───── Supplied material ─────

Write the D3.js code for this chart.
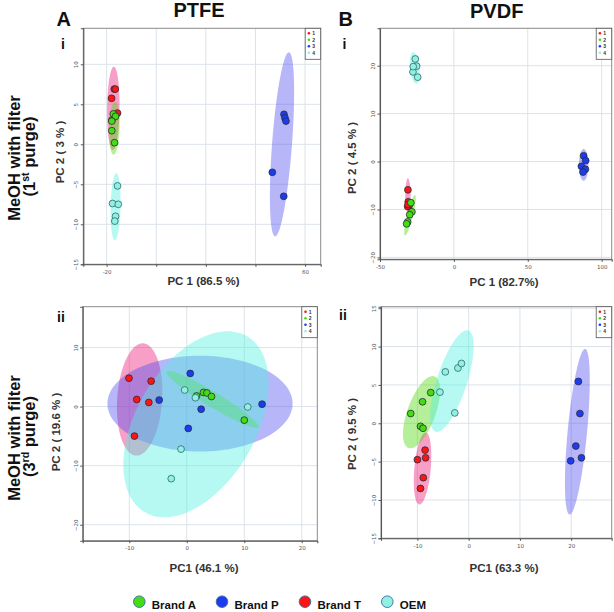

─────
───── Supplied material ─────

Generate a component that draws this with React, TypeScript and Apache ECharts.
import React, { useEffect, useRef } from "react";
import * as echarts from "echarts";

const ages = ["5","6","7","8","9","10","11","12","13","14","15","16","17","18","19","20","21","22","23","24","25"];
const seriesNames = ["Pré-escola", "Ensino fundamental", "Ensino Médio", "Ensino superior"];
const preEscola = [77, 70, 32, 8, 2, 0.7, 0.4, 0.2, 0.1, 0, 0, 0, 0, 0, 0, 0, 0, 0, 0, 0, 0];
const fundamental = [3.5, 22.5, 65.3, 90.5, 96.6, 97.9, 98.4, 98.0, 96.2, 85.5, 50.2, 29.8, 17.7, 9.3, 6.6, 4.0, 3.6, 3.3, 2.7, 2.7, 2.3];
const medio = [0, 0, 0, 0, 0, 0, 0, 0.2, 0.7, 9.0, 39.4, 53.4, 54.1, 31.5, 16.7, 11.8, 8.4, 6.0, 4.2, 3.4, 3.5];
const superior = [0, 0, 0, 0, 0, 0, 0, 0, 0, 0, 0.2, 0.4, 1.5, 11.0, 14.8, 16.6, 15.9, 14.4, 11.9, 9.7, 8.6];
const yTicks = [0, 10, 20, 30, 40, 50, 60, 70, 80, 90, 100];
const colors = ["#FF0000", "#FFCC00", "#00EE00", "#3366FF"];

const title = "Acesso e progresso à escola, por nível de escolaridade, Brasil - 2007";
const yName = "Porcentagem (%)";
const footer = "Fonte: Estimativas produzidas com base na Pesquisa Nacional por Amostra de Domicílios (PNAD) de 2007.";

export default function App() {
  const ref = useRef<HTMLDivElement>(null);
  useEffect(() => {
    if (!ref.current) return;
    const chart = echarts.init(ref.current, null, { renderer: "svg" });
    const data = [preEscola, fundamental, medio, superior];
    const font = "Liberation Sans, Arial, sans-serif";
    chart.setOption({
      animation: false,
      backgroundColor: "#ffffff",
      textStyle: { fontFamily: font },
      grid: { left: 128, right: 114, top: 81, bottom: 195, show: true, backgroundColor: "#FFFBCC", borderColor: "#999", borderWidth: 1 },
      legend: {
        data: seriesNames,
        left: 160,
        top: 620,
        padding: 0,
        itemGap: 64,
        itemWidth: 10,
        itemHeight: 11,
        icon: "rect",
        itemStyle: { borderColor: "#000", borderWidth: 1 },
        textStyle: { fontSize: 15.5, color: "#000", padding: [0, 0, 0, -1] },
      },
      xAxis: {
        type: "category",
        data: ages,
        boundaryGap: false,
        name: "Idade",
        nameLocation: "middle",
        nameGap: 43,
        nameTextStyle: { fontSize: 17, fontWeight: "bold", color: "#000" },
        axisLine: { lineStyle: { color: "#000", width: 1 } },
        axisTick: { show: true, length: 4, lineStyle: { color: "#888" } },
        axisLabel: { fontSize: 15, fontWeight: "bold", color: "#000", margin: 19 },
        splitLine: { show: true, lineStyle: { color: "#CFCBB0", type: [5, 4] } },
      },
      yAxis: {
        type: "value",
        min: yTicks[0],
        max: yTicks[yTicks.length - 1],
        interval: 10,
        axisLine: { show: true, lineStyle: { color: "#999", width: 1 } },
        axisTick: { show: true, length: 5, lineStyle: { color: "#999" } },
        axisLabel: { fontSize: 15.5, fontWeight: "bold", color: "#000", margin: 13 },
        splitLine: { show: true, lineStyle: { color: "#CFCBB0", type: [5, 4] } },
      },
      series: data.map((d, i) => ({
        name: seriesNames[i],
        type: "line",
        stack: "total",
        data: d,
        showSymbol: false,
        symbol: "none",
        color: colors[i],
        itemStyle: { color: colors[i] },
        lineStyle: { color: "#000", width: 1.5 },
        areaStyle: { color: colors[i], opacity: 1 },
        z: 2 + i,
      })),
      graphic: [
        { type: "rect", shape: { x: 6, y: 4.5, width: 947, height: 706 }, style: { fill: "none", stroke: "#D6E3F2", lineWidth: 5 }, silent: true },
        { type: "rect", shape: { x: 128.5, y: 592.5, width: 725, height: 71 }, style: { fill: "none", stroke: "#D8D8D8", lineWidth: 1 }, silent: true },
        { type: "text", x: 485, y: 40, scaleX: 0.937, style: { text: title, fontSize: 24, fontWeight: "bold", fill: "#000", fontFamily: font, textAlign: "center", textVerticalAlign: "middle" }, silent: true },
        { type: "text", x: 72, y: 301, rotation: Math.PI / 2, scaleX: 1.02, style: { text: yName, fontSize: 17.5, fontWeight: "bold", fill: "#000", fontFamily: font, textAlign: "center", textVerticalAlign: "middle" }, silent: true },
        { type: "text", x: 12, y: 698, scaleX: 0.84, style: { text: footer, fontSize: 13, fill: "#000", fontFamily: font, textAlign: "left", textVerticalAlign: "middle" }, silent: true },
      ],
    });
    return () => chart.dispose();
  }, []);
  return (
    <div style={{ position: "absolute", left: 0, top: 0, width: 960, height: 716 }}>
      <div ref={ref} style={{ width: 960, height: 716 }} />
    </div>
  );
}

─────

• [Exercise description]: Among the entries above, locate the lines containing "Generate a component" and "import * as", and transcribe exactly those two lines and all lines between.

• [Expected answer]:
Generate a component that draws this with React, TypeScript and Apache ECharts.
import React, { useEffect, useRef } from "react";
import * as echarts from "echarts";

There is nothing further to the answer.